Il lavoro di interpretazione del personaggio come si è caratterizzato, svolto?
Ho cercato di essere il più naturale possibile nell’uso della voce, del dialetto e dell’influenza dialettale. C’è una certa cadenza teatrale ma ho cercato di renderla il più reale e vera. È un personaggio spontaneo fin dall’inizio ed è molto spontaneo anche sul finire della sua rappresentazione, senza scivolare in caricature. Non sono io, Agnese, a rappresentarmi in Cristina, non condivido del tutto il carattere del personaggio, ma gradualmente, mettendola in scena, posso dire che ci stiamo capendo. Cristina ha bisogno di certezze a cui aggrapparsi, altrimenti non è nulla. In questo si assapora molto il lato naturalista e verista della commedia.

Il rapporto tra te, attrice, e il testo?
Il testo è molto difficile. È un testo dell’Ottocento e riportarlo in scena, oggi, implica un tentativo di capire certe dinamiche umane dei personaggi. È un testo che risulta, però, fruibile per tutti, dal critico teatrale a un pubblico meno abituato al linguaggio teatrale. I drammi si esplicano in faccia al pubblico e vengono compresi facilmente. Esiste un tentativo di fare una scalata sociale, una fatica di uscire da certi schemi rigidi, trovandocisi rinchiusi e avvertendo una forte necessità di respirare: il testo non fa respirare, i personaggi hanno bisogno di libertà e le dinamiche risultano sempre attuali.

La tua formazione teatrale: puoi parlarci dei passaggi e delle esperienze avute?
Studio teatro da quando avevo 14 anni. Ho studiato con Kuniaki Ida, frequentando la sua scuola, primo approccio vero alla recitazione. Ho continuato a formarmi con la compagnia Scimmie Nude, frequentando, poi, i seminari di Vacis e di Borrelli, teatro popolare per intenderci: quel tipo di teatro che ha riscoperto le tradizioni e il dialetto, portandoli in scena con una forza drammaturgica devastante. Non ho una formazione accademica.

Prossimi tuoi lavori che ti trovano impegnata sul palcoscenico?
Con Convivio d’Arte stiamo promuovendo il genere Grand Guignol, genere di fine ottocento, precursore del teatro cruento e sensuale, bandito dal regime fascista.
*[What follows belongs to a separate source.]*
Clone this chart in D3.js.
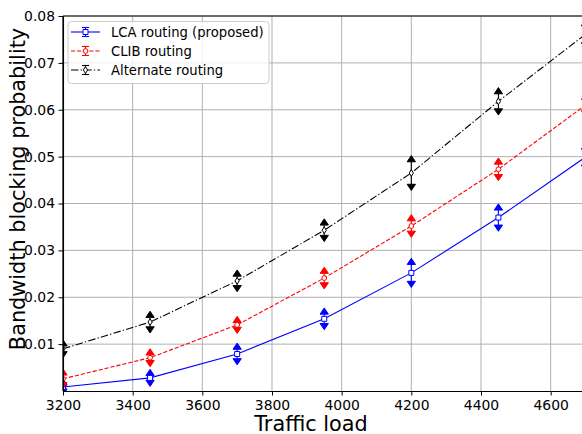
<!DOCTYPE html>
<html>
<head>
<meta charset="utf-8">
<script src="https://cdn.jsdelivr.net/npm/d3@7"></script>
<style>
  body { margin: 0; background: #fff; }
  svg { display: block; }
  text { font-family: "DejaVu Sans", sans-serif; fill: #000; }
</style>
</head>
<body>
<svg id="chart" width="582" height="434"></svg>
<script>
// Offered traffic load (x) and blocking probability per routing scheme
const loads = [3200, 3450, 3700, 3950, 4200, 4450, 4700];
const lcaBlocking  = [0.00085, 0.0028, 0.0079, 0.0154, 0.0252, 0.0370, 0.0499];
const clibBlocking = [0.0026, 0.0071, 0.0141, 0.0241, 0.0352, 0.0473, 0.0610];
const altBlocking  = [0.0090, 0.0147, 0.0235, 0.0343, 0.0465, 0.0618, 0.0761];
// Half-width of the confidence interval at each load
const lcaErr  = [0.0004, 0.0005, 0.0010, 0.0010, 0.0018, 0.0016, 0.0017];
const clibErr = [0.0008, 0.0006, 0.0005, 0.0010, 0.0011, 0.0011, 0.0012];
const altErr  = [0.0006, 0.0010, 0.0010, 0.0011, 0.0024, 0.0016, 0.0018];

const seriesNames = ["LCA routing (proposed)", "CLIB routing", "Alternate routing"];
const xTicks = [3200, 3400, 3600, 3800, 4000, 4200, 4400, 4600];
const yTicks = [0.01, 0.02, 0.03, 0.04, 0.05, 0.06, 0.07, 0.08];
const xLabel = "Traffic load";
const yLabel = "Bandwidth blocking probability";

const svg = d3.select("#chart");
const plot = { left: 63, right: 582, top: 16, bottom: 391 };

const x = d3.scaleLinear().domain([3200, 4690]).range([plot.left, plot.right]);
const y = d3.scaleLinear().domain([0, 0.08]).range([plot.bottom, plot.top]);

const series = [
  { name: seriesNames[0], values: lcaBlocking,  err: lcaErr,  color: "#0000ff", dash: null,            marker: "square" },
  { name: seriesNames[1], values: clibBlocking, err: clibErr, color: "#ff0000", dash: "4.2,1.9",       marker: "circle" },
  { name: seriesNames[2], values: altBlocking,  err: altErr,  color: "#000000", dash: "7.5,2.2,1.3,2.2", marker: "diamond" }
];

// Clip region for the data area
svg.append("defs").append("clipPath").attr("id", "plotClip")
  .append("rect")
  .attr("x", plot.left).attr("y", plot.top)
  .attr("width", plot.right - plot.left).attr("height", plot.bottom - plot.top);

// Grid lines
const grid = svg.append("g").attr("stroke", "#b0b0b0").attr("stroke-width", 1);
grid.selectAll("line.gx").data(xTicks).join("line")
  .attr("x1", d => x(d)).attr("x2", d => x(d))
  .attr("y1", plot.top).attr("y2", plot.bottom);
grid.selectAll("line.gy").data(yTicks).join("line")
  .attr("x1", plot.left).attr("x2", plot.right)
  .attr("y1", d => y(d)).attr("y2", d => y(d));

// Marker shapes
function markerPath(type) {
  if (type === "square") return d3.symbol(d3.symbolSquare, 25)();
  if (type === "circle") return d3.symbol(d3.symbolCircle, 18)();
  // thin diamond
  return "M0,-3.4L2.1,0L0,3.4L-2.1,0Z";
}
const capW = 8.3, capH = 6.2;
const caretUp = `M${-capW / 2},0L0,${-capH}L${capW / 2},0Z`;
const caretDown = `M${-capW / 2},0L0,${capH}L${capW / 2},0Z`;

const dataLayer = svg.append("g").attr("clip-path", "url(#plotClip)");

series.forEach(s => {
  const pts = loads.map((l, i) => ({ x: l, y: s.values[i], e: s.err[i] }));
  const g = dataLayer.append("g");

  // error bars: vertical span with caret ends
  const eb = g.selectAll("g.eb").data(pts).join("g");
  eb.append("line")
    .attr("x1", d => x(d.x)).attr("x2", d => x(d.x))
    .attr("y1", d => y(d.y - d.e)).attr("y2", d => y(d.y + d.e))
    .attr("stroke", s.color).attr("stroke-width", 1.1);
  eb.append("path")
    .attr("d", caretUp)
    .attr("transform", d => `translate(${x(d.x)},${y(d.y + d.e)})`)
    .attr("fill", s.color).attr("stroke", s.color).attr("stroke-width", 1);
  eb.append("path")
    .attr("d", caretDown)
    .attr("transform", d => `translate(${x(d.x)},${y(d.y - d.e)})`)
    .attr("fill", s.color).attr("stroke", s.color).attr("stroke-width", 1);

  // connecting line
  g.append("path")
    .datum(pts)
    .attr("d", d3.line().x(d => x(d.x)).y(d => y(d.y)))
    .attr("fill", "none")
    .attr("stroke", s.color)
    .attr("stroke-width", 1.1)
    .attr("stroke-dasharray", s.dash);

  // hollow markers
  g.selectAll("path.mk").data(pts).join("path")
    .attr("d", markerPath(s.marker))
    .attr("transform", d => `translate(${x(d.x)},${y(d.y)})`)
    .attr("fill", "#fff").attr("stroke", s.color).attr("stroke-width", 1);
});

// Axes
const xAxis = d3.axisBottom(x).tickValues(xTicks).tickFormat(d3.format("d"))
  .tickSize(4.5).tickSizeOuter(0).tickPadding(4.5);
const yAxis = d3.axisLeft(y).tickValues(yTicks).tickFormat(d3.format(".2f"))
  .tickSize(4.5).tickSizeOuter(0).tickPadding(3.5);

const gx = svg.append("g").attr("transform", `translate(0,${plot.bottom})`).call(xAxis);
const gy = svg.append("g").attr("transform", `translate(${plot.left},0)`).call(yAxis);
[gx, gy].forEach(g => {
  g.selectAll("text").attr("font-size", 13.9).attr("font-family", "DejaVu Sans, sans-serif").attr("fill", "#000");
  g.selectAll("line").attr("stroke", "#000").attr("stroke-width", 1);
  g.select(".domain").attr("stroke", "#000").attr("stroke-width", 1.1);
});
// full-height left spine and top spine
svg.append("line").attr("x1", plot.left).attr("x2", plot.left).attr("y1", plot.top).attr("y2", plot.bottom)
  .attr("stroke", "#000").attr("stroke-width", 1.1);
svg.append("line").attr("x1", plot.left).attr("x2", plot.right).attr("y1", plot.top).attr("y2", plot.top)
  .attr("stroke", "#000").attr("stroke-width", 1.1);

// Axis titles
svg.append("text").attr("x", 311).attr("y", 431).attr("text-anchor", "middle")
  .attr("font-size", 20.8).text(xLabel);
svg.append("text").attr("transform", "translate(25,189) rotate(-90)").attr("text-anchor", "middle")
  .attr("font-size", 20.8).text(yLabel);

// Legend
const lg = svg.append("g");
lg.append("rect").attr("x", 68).attr("y", 21.5).attr("width", 201).attr("height", 62)
  .attr("rx", 3.5).attr("fill", "#fff").attr("fill-opacity", 0.8)
  .attr("stroke", "#cccccc").attr("stroke-width", 1);
series.forEach((s, i) => {
  const cy = 32 + i * 19;
  const row = lg.append("g");
  row.append("line").attr("x1", 71).attr("x2", 100).attr("y1", cy).attr("y2", cy)
    .attr("stroke", s.color).attr("stroke-width", 1.1).attr("stroke-dasharray", s.dash);
  row.append("line").attr("x1", 85.5).attr("x2", 85.5).attr("y1", cy - 4.5).attr("y2", cy + 4.5)
    .attr("stroke", s.color).attr("stroke-width", 1.1);
  [cy - 4.5, cy + 4.5].forEach(cv => {
    row.append("line").attr("x1", 82).attr("x2", 89).attr("y1", cv).attr("y2", cv)
      .attr("stroke", s.color).attr("stroke-width", 1.1);
  });
  row.append("path").attr("d", markerPath(s.marker)).attr("transform", `translate(85.5,${cy})`)
    .attr("fill", "#fff").attr("stroke", s.color).attr("stroke-width", 1);
  row.append("text").attr("x", 111).attr("y", cy).attr("dy", "0.36em")
    .attr("font-size", 13.2).text(s.name);
});
</script>
</body>
</html>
Il 13 novembre saremo al Sacrestia, a Milano, per festeggiare un anno di questo impegno. Non abbiamo pretese intellettuali, ma scherziamo sulla morte e sull’amore, adorando il grottesco in un’ottica poco naturalistica. Il rapporto forte col pubblico in questo genere teatrale sta nel suo coinvolgimento, risultando lo stesso, a volte, un po’ spiazzato, ma riuscendo a farsi sempre coinvolgere molto bene.

I simboli e i segni sono presenti nel testo teatrale de La signorina Giulia, esplicando allegorie e metafore: quali sono i più significativi secondo te?
La scelta del falco, scelta del regista, Giuseppe Scordio, rappresenta, per esempio, il personaggio da lui interpretato, Jean, un suo capisaldo come simbolo, tanto da spingere lo stesso falco sul proscenio e svelandolo. Un altro simbolo fondamentale è il campanello, suonato alla chiusura della rappresentazione: uno scherzo iniziale che diventa allegoria del “comando”, rivolto alla signorina Giulia che, una volta decaduta dalla sua posizione, si rimetterà totalmente al servo, Jean, il quale ne decreterà la fine. Si passa, cosi, da un inizio divertente nell’utilizzo di tale oggetto, giungendo, invece al termine, a quel suono truce emesso dallo stesso. Si utilizza, cosi, un oggetto e lo si fa vivere in scena. Le luci e le scene sono velate durante lo spettacolo: questo determina un gioco di immagini di grande impatto, creando una situazione onirica, in cui la luce rossa raffigura suggestivamente la situazione infernale. In tutto questo si trovano immagini regalate e offerte, immagini di elementi non tangibili, ma che suscitano un forte impatto. Il lavoro di fare vivere gli oggetti porta, ogni sera, mettendo in scena il testo, a scoprire sempre qualcosa di nuovo. Le scene cambiano di sera in sera, rappresentazione dopo rappresentazione e riesco, così, a muovermi sempre con maggiore padronanza. Infine le assi che vengono fatte cadere a terra da Jean rappresentano, secondo me, il personaggio stesso che porta Giulia alla caduta finale, distruggendo quello spazio circostante e conducendo la signorina verso una propria distruzione totale.